One of the biggest issues with the information profession is the misunderstanding and misuse of our information types: content, data, documents, knowledge, and records.
Each information type has a separate and distinct definition, and the terms are not interchangeable. Each type of information is, however, information. For example, all content is information but not all information is content. Confused yet? That’s why these issues exist.
Without a proper understanding of these terms, we cannot have a shared vocabulary across the information profession – this is the most important barrier that we remove in this effort. We believe that the easiest way to understand the differences between these terms is visually:
Everything, whether unstructured or structured (or even semi-structured), is information. Content is unstructured information while data is structured (this is easiest to understand through the structure of a database). Data tends to be relational while content tends not to be.
Documents are a type of content, semi-structured, through the use of a container (either paper or Word or PDF most commonly). Knowledge is a repurposable type of information that tends to include content more often than data. The goal of knowledge is for it to be shared between individuals within an organization (think of best practices resources). Records, like knowledge, can also be content or data and serve as evidence of a transaction or information that rises to the importance of being preserved.
Through this visual understanding, we know several things:
- Content is unstructured
- Documents are semi-structured
- Data is structured
- Knowledge can be found in any form
- Records can be found in any form
- All documents are content
- Not all content can be considered documents
- All documents are Information
- Not all information is documents
- All content is Information
- Not all information is content
- Content is not data
- Data is not content
- Everything is information
Governance, Strategy, & Management
We use terms like “governance,” “strategy,” and “management” after the words content, data, document, information, knowledge, and record, but we frequently use these terms improperly.
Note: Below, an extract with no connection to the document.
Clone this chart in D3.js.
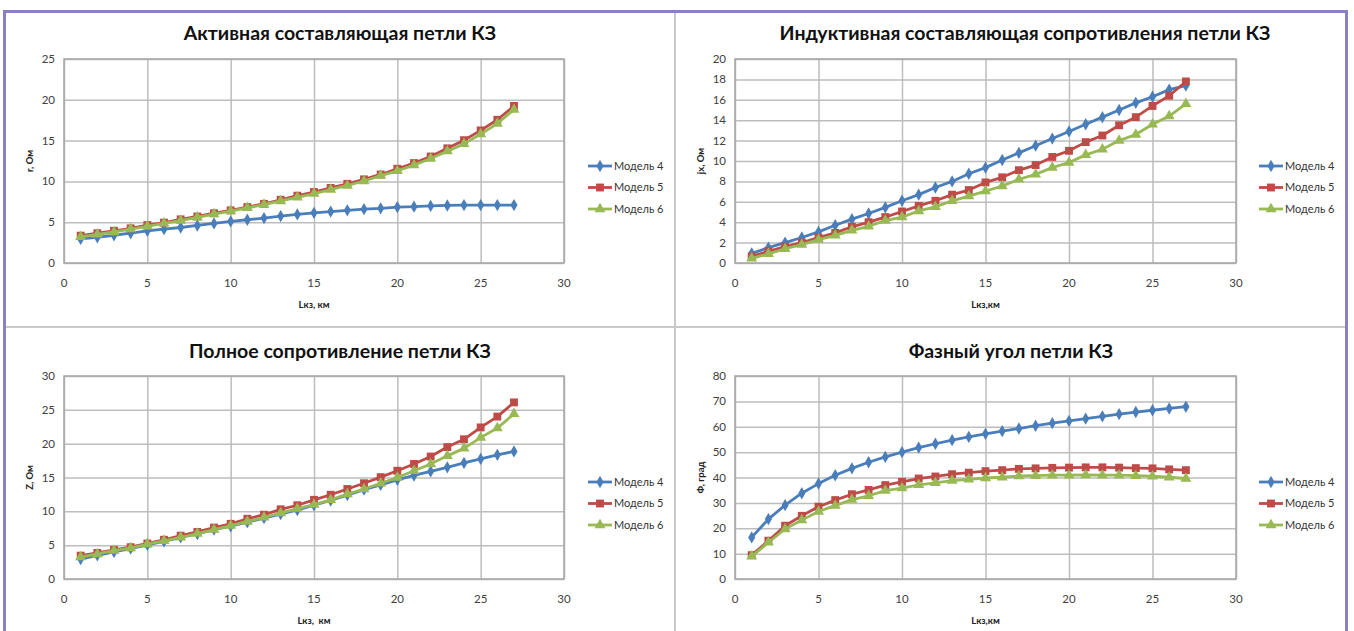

For instance, records managers tend not to utilize a term such as “records governance” or “records strategy.” However, they likely should use these terms to describe the high-level planning, policy, and coordination that records managers do.
Governance and strategy are, for the information profession, interchangeable terms. For example, information governance and information strategy refer to the same work, whereas information management is different.
The terms “governance” or “strategy” should be used to describe high-level planning, policy, and coordination. Whereas the term “management” should be used to describe the tactical execution of said planning, policy, and coordination. The two sides must coexist.
Presented here are two foundational concepts included in the ARMA Guide to the Information Profession. Additional foundational concepts include “Records Management in Flux,” “Information Lifecycle,” “Capture, Digitization, Imaging, Native Creation, Scanning, & Upload,” “Information Assurance vs. Information Security,” and “Backup, Business Continuity, Disaster Recovery, and Information Assurance.”